- Ladian Location in Punjab, India Ladian Ladian (India)
- Coordinates: 31°14′28″N 75°57′13″E﻿ / ﻿31.2410128°N 75.9535182°E
- Country: India
- State: Punjab
- District: Shaheed Bhagat Singh Nagar

Government
- • Type: Panchayat raj
- • Body: Gram panchayat
- Elevation: 251 m (823 ft)

Population (2011)
- • Total: 793
- Sex ratio 398/395 ♂/♀

Languages
- • Official: Punjabi
- Time zone: UTC+5:30 (IST)
- PIN: 144505
- Telephone code: 01823
- ISO 3166 code: IN-PB
- Post office: Banga
- Website: nawanshahr.nic.in

= Ladian, SBS Nagar =

Ladian is a village in Shaheed Bhagat Singh Nagar district of Punjab State, India. It is located 8.2 km away from postal head office Banga, 37 km from Nawanshahr, 19.8 km from district headquarter Shaheed Bhagat Singh Nagar and 112 km from state capital Chandigarh. The village is administrated by Sarpanch an elected representative of the village.

== Demography ==
As of 2011, Ladian has a total number of 153 houses and population of 793 of which 398 include are males while 395 are females according to the report published by Census India in 2011. The literacy rate of Ladian is 80.77%, higher than the state average of 75.84%. The population of children under the age of 6 years is 96 which is 12.11% of total population of Ladian, and child sex ratio is approximately 1182 as compared to Punjab state average of 846.

Most of the people are from Schedule Caste which constitutes 53.09% of total population in Ladian. The town does not have any Schedule Tribe population so far.

As per the report published by Census India in 2011, 227 people were engaged in work activities out of the total population of Ladian which includes 215 males and 12 females. According to census survey report 2011, 96.92% workers describe their work as main work and 3.08% workers are involved in Marginal activity providing livelihood for less than 6 months.

== Education ==
Amardeep Singh Shergill Memorial college Mukandpur and Sikh National College Banga are the nearest colleges.
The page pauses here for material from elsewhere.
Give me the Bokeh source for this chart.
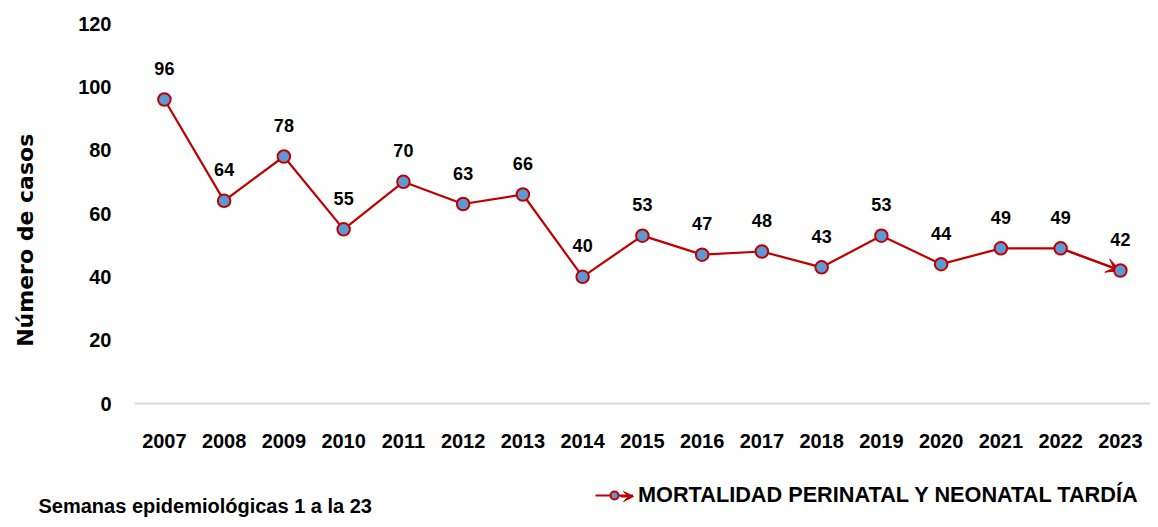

Industrial Training Institute for women (ITI Nawanshahr) is 23 km The village is 69 km from Indian Institute of Technology and 32 km away from Lovely Professional University.

List of schools nearby:
- Govt Senior Secondary School, Ladhana Jhikka
- Dashmesh Model School, Kahma
- Govt High School, Jhander Kalan
- Govt Gigh School, Khan Khana
- Guru Ram Dass Public School, Cheta

== Transport ==
Banga railway station is the nearest train station, However, Garhshankar Junction train station is 24 km away from the village. Sahnewal Airport is the nearest domestic airport located 74 km away in Ludhiana and the nearest international airport is located in Chandigarh also Sri Guru Ram Dass Jee International Airport is the second nearest airport which is 141 km away in Amritsar.